Mundane Politics (was: Re: ANST - Educational view)
Galen of Bristol
pmitchel at flash.net
Tue Nov 11 09:43:48 PST 1997
Nan Bradford-Reid wrote:
> >> The SCA is more of a 20th century, politically correct, polished version
> >> of the middle ages.
> Hardly, in a lot of ways, the middle ages has nothing on the politics people
> try to play in this 'game' we call SCA.
Oh, I don't know about _that_. Mundane politics (nor SCA politics)
doesn't get people burned at the stake the way period politics did
to St. Joan d'Arc. Not to mention what happened to poor Edward II.
Or Richard II. Or Henry VI.
> The SCA is a microcosm of society
> as a whole. We carry our foibles, politics and all into our weekend
> pursuit, even to include some folks letting others tell them how to think
> and act because we give them a power they don't really possess.

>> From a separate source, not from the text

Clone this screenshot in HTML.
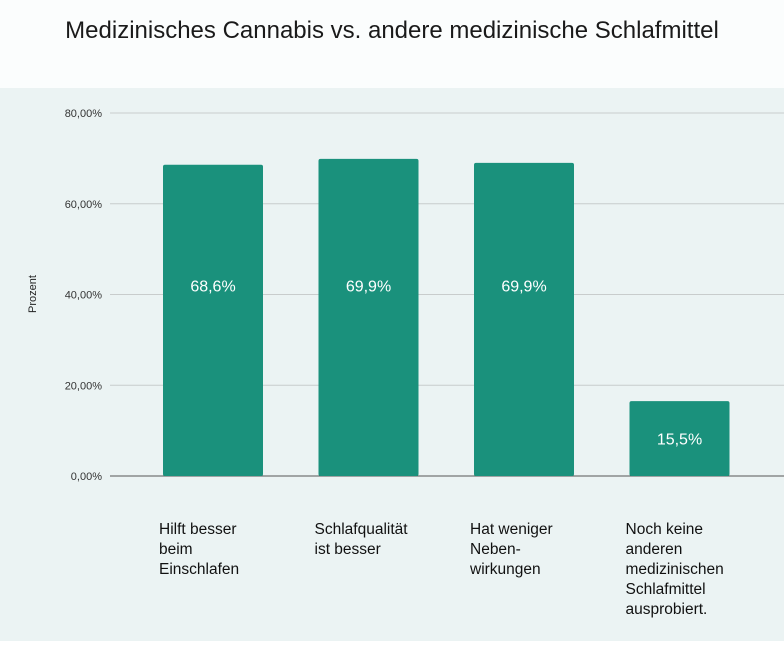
<!DOCTYPE html>
<html><head><meta charset="utf-8"><style>
body{margin:0;width:784px;height:641px;background:#fff;font-family:"Liberation Sans",sans-serif;overflow:hidden}
</style></head><body>
<svg width="784" height="641">
<rect x="0" y="0" width="784" height="641" fill="#fbfdfd"/>
<rect x="0" y="88" width="784" height="553" fill="#ebf3f3"/>
<text x="392" y="38" text-anchor="middle" font-size="24" fill="#1a1a1a">Medizinisches Cannabis vs. andere medizinische Schlafmittel</text>
<text transform="translate(36,294) rotate(-90)" text-anchor="middle" font-size="11" fill="#222">Prozent</text>
<g id="grid"></g><g id="bars"></g>
</svg>
<script>
const categories=[["Hilft besser","beim","Einschlafen"],["Schlafqualität","ist besser"],["Hat weniger","Neben-","wirkungen"],["Noch keine","anderen","medizinischen","Schlafmittel","ausprobiert."]];
const values=[68.6,69.9,69.0,16.5];
const valueLabels=["68,6%","69,9%","69,9%","15,5%"];
const ticks=[0,20,40,60,80];
const tickLabels=["0,00%","20,00%","40,00%","60,00%","80,00%"];
const NS="http://www.w3.org/2000/svg";
const y0=476,y80=113;
const y=v=>y0-(v/80)*(y0-y80);
const bx=i=>163+i*155.5, bw=100;
function mk(t,a,p){const e=document.createElementNS(NS,t);for(const k in a)e.setAttribute(k,a[k]);p.appendChild(e);return e;}
const g=document.getElementById('grid'),b=document.getElementById('bars');
ticks.forEach((t,i)=>{
 const l=mk('line',{x1:110,x2:784,y1:y(t),y2:y(t),stroke:t===0?'#555':'#c8cccc','stroke-width':1},g);
 
 const tx=mk('text',{x:102,y:y(t)+4,'text-anchor':'end','font-size':11,fill:'#333'},g);
 tx.textContent=tickLabels[i];
 
});
values.forEach((v,i)=>{
 const r=mk('rect',{x:bx(i),y:y(v),width:bw,height:y0-y(v),fill:'#1a917c',rx:2},b);
 
 const ly=v>40?y(40)-3:(y(v)+y0)/2+6;
 const t=mk('text',{x:bx(i)+bw/2,y:ly,'text-anchor':'middle','font-size':16,fill:'#fff'},b);
 t.textContent=valueLabels[i];
 
 categories[i].forEach((line,j)=>{
  const c=mk('text',{x:bx(i)-4,y:534+j*20,'font-size':15.5,fill:'#111'},b);
  c.textContent=line;
  
 });
});
</script>
</body></html>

That's true. As one who is mundanely conservative (someone
once asked me how I could be conservative _and_ be in the SCA --
betraying, I think, an ignorance of either conservatism or the
SCA, or both), I know that I have been remarkably successful
in thoroughly indoctrinating my squires with conservative ideology,
while also teaching them everything else they know. (Yeah, right;
talk politics with Conor sometime. Or armor.) Recently, young
Philip from Three Bridges showed up to fighter practice in Elfsea
wearing a t-shirt supportive of the U.S. President; I noticed and
resolved that I would not remark on it, as this was fighter practice,
and I was there for other things. About 20 minutes later, Candall
called over to me, "Hey, Galen, did you see his t-shirt?!?"
Sometimes, even when I'm behaving, I can't win.
pmitchel at flash.net / http://www.flash.net/~pmitchel
"Commit principled acts of self-interest and ruthless logic."